RON: I also found it very interesting to recognize that I grew up understanding on a granular, elemental level, innately, popular entertainment, and what it means to tell a story for a large audience. Later in my life, as I have gotten more involved in documentaries and scripted versions of true stories, I really learned and became excited about narrowing that and understanding the power of those details and more sophisticated relationships and complexity. But it was interesting to look back, and see that of course there's this foundation that was built for me, which is an understanding of the way a story can speak to a lot of people all at once.

When you have kids on a set when you're doing a project, do you try to impart any of the wisdom or feeling of the experiences you had back then to them?

RON: When I'm directing a child actor, I try to mimic what my father was able to create for us, which was an environment where a child can both perform and achieve, but also learn and grow as a person.
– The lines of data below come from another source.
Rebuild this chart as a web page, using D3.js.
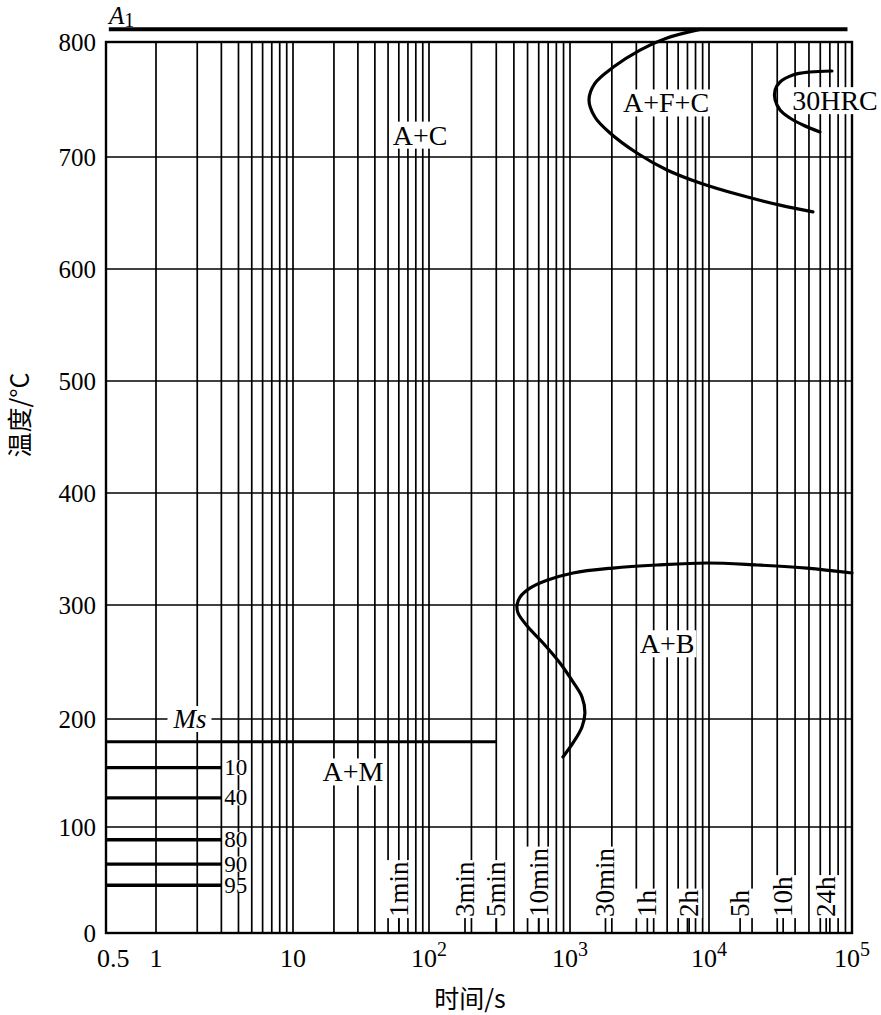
<!DOCTYPE html>
<html>
<head>
<meta charset="utf-8">
<script src="https://cdn.jsdelivr.net/npm/d3@7"></script>
<style>
  body { margin: 0; background: #fff; }
  text { font-family: "Liberation Serif", "Times New Roman", serif; fill: #000; }
  .cjk { font-family: "Noto Sans CJK SC", "Noto Sans", sans-serif; }
</style>
</head>
<body>
<svg id="chart" width="881" height="1015"></svg>
<script>
// axis ticks
const tempTicks = [0, 100, 200, 300, 400, 500, 600, 700, 800];
const timeTicks = [0.5, 1, 10, 100, 1000, 10000, 100000];
const timeTickBase = ['0.5', '1', '10', '10', '10', '10', '10'];
const timeTickExp = ['', '', '', '2', '3', '4', '5'];

// time markers along the bottom
const markNames = ['1min', '3min', '5min', '10min', '30min', '1h', '2h', '5h', '10h', '24h'];
const markTimes = [60, 180, 300, 600, 1800, 3600, 7200, 16500, 33000, 66000];

// A1 and Ms
const a1Temp = 811;
const a1Span = [0.52, 93000];
const msTemp = 179;
const msSpan = [0.5, 300];

// martensite % lines
const martPct = ['10', '40', '80', '90', '95'];
const martTemp = [155, 127, 88, 65, 45];
const martSpan = [0.5, 3];

// curves [time s, temp C]
const pearliteCurve = [
  [8610, 811], [4990, 803.5], [3190, 793], [2040, 778], [1510, 764], [1370, 749.6],
  [1510, 734.8], [1940, 720.9], [3030, 703.5], [4990, 688.4], [8610, 676.8],
  [16500, 666], [31400, 657], [53300, 651]
];
const hrcCurve = [
  [72400, 774.8], [50800, 773.9], [38600, 771.3], [31400, 765.2], [29000, 758.3],
  [29000, 749.6], [31400, 740.9], [36800, 733.9], [45400, 727.8], [59700, 721.7]
];
const bainiteCurve = [
  [891, 164.8], [1051, 177.8], [1220, 192.6], [1280, 205.3], [1220, 219.3], [1051, 232.5],
  [849, 249.1], [644, 266.7], [504, 280.7], [428, 293], [421, 300], [442, 307],
  [520, 315], [687, 322], [1051, 328.6], [2040, 333], [4220, 335.7], [9680, 337.5],
  [21700, 335.7], [48400, 333], [100000, 328.6]
];

// region labels
const regionNames = ['A+C', 'A+F+C', '30HRC', 'A+M', 'A+B'];
const regionTimes = [86, 4910, 76000, 27.6, 4990];
const regionTemps = [719, 747, 749, 151, 266];

const svg = d3.select('#chart');

const x = d3.scaleLog()
  .domain(timeTicks)
  .range([106, 156, 293, 429, 570, 709, 852]);
const y = d3.scaleLinear()
  .domain(tempTicks)
  .range([933, 827, 719, 605, 493, 381, 269, 157, 42]);

const x0 = x(0.5), x1 = x(1e5), yTop = y(800), yBot = y(0);

// grid
const grid = svg.append('g').attr('stroke', '#000').attr('stroke-width', 1.7);
grid.selectAll('.vg')
  .data(x.ticks().filter((t) => t >= 1 && t < 1e5))
  .join('line')
  .attr('x1', (d) => x(d)).attr('x2', (d) => x(d))
  .attr('y1', yTop).attr('y2', yBot);
grid.selectAll('.hg')
  .data(y.ticks(8).filter((t) => t > 0 && t < 800))
  .join('line')
  .attr('x1', x0).attr('x2', x1)
  .attr('y1', (d) => y(d)).attr('y2', (d) => y(d));

// marker stubs
grid.selectAll('.mk')
  .data(markTimes)
  .join('line')
  .attr('x1', (d) => x(d)).attr('x2', (d) => x(d))
  .attr('y1', yBot).attr('y2', y(15));

// frame
svg.append('rect')
  .attr('x', x0).attr('y', yTop)
  .attr('width', x1 - x0).attr('height', yBot - yTop)
  .attr('fill', 'none').attr('stroke', '#000').attr('stroke-width', 2.4);

// thick lines
const thick = svg.append('g').attr('stroke', '#000').attr('stroke-width', 3.4);
thick.append('line')
  .attr('x1', x(a1Span[0])).attr('x2', x(a1Span[1]))
  .attr('y1', y(a1Temp)).attr('y2', y(a1Temp)).attr('stroke-width', 4);
thick.append('line')
  .attr('x1', x(msSpan[0])).attr('x2', x(msSpan[1]))
  .attr('y1', y(msTemp)).attr('y2', y(msTemp)).attr('stroke-width', 3);
thick.selectAll('.mart')
  .data(martTemp)
  .join('line')
  .attr('x1', x(martSpan[0])).attr('x2', x(martSpan[1]))
  .attr('y1', (d) => y(d)).attr('y2', (d) => y(d));

// curves
const line = d3.line()
  .x((d) => x(d[0]))
  .y((d) => y(d[1]))
  .curve(d3.curveCatmullRom.alpha(0.5));
svg.append('g')
  .selectAll('path')
  .data([pearliteCurve, hrcCurve, bainiteCurve])
  .join('path')
  .attr('d', line)
  .attr('fill', 'none')
  .attr('stroke', '#000')
  .attr('stroke-width', 3.2)
  .attr('stroke-linecap', 'round');

// label with white box
function boxLabel(parent, tx, ty, rot, txt, opts = {}) {
  const g = parent.append('g')
    .attr('transform', `translate(${tx},${ty}) rotate(${rot})`);
  const r = g.append('rect').attr('fill', '#fff');
  const t = g.append('text')
    .attr('font-size', opts.size || 25)
    .attr('text-anchor', opts.anchor || 'middle')
    .attr('dominant-baseline', 'central')
    .attr('font-style', opts.italic ? 'italic' : null)
    .text(txt);
  const b = t.node().getBBox();
  const p = opts.pad == null ? 2 : opts.pad;
  const cut = opts.cut == null ? 2 : opts.cut;
  r.attr('x', b.x - p).attr('y', b.y + cut)
    .attr('width', b.width + 2 * p).attr('height', b.height - 2 * cut);
  return g;
}

const labels = svg.append('g');

// regions
regionNames.forEach((n, i) => {
  boxLabel(labels, x(regionTimes[i]), y(regionTemps[i]), 0, n, { size: 28 });
});

// Ms
boxLabel(labels, x(1.77), y(200), 0, 'Ms', { size: 27, italic: true, pad: 5 });

// martensite %
martPct.forEach((n, i) => {
  boxLabel(labels, x(martSpan[1]) + 3, y(martTemp[i]), 0, n,
    { size: 23, anchor: 'start', pad: 1, cut: 5 });
});

// time markers
markNames.forEach((n, i) => {
  boxLabel(labels, x(markTimes[i]), y(15), -90, n, { size: 27, anchor: 'start', pad: 1 });
});

// A1 label
const a1 = svg.append('text')
  .attr('x', 109).attr('y', y(a1Temp) - 5)
  .attr('font-size', 25);
a1.append('tspan').attr('font-style', 'italic').text('A');
a1.append('tspan').attr('font-size', 20).attr('dy', 3).text('1');

// y tick labels
svg.append('g')
  .selectAll('text')
  .data(tempTicks)
  .join('text')
  .attr('x', 96)
  .attr('y', (d) => y(d))
  .attr('text-anchor', 'end')
  .attr('dominant-baseline', 'central')
  .attr('font-size', 25)
  .text((d) => d);

// x tick labels
const xt = svg.append('g')
  .selectAll('text')
  .data(timeTicks)
  .join('text')
  .attr('x', (d, i) => (i === 0 ? x(d) - 9 : x(d)))
  .attr('y', 967)
  .attr('text-anchor', (d, i) => (i === 0 ? 'start' : 'middle'))
  .attr('font-size', 26);
xt.append('tspan').text((d, i) => timeTickBase[i]);
xt.append('tspan')
  .attr('font-size', 20)
  .attr('dy', -11)
  .text((d, i) => timeTickExp[i]);

// axis titles
svg.append('text')
  .attr('class', 'cjk')
  .attr('x', 470).attr('y', 1008)
  .attr('text-anchor', 'middle')
  .attr('font-size', 25)
  .text('时间/s');
svg.append('text')
  .attr('class', 'cjk')
  .attr('transform', 'translate(18,415) rotate(-90)')
  .attr('text-anchor', 'middle')
  .attr('dominant-baseline', 'central')
  .attr('font-size', 25)
  .text('温度/°C');
</script>
</body>
</html>
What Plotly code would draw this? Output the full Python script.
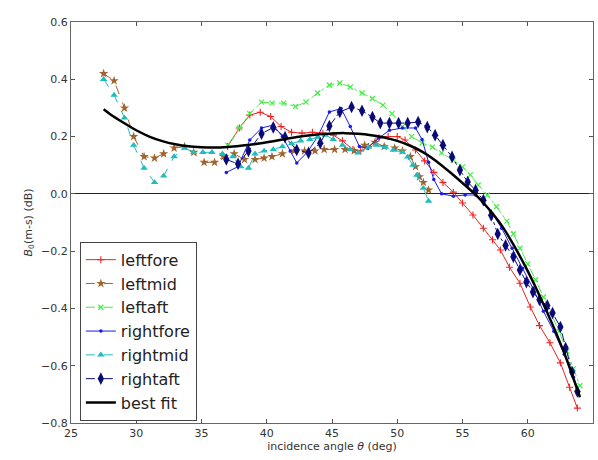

And as an artist. I just had an experience where I directed 12 kids for a movie, and I had 12 boys from age 14 down to 9 who had never acted before. What I tried to do in that situation is imbue them with a sense of the story and understanding of the moments and needs of a production, but also how to bring themselves, their truth, their honesty to their role. On the last day of shooting, it was very emotional for all of us, because I felt like they had grown a lot, and I was proud of them and happy to have witnessed it.

What do you think your parents would think of the book?

CLINT: They'd love it.

RON: Even a story they might find a little embarrassing, they would say, "Go for it," because they were proud of themselves. They knew what they had accomplished. Maybe it wasn't the superstardom Dad dreamed of, they knew that in their own way they were outliers. They had that sense of gratitude, but also they believed they earned it. And they had.

This interview has been edited for length and clarity.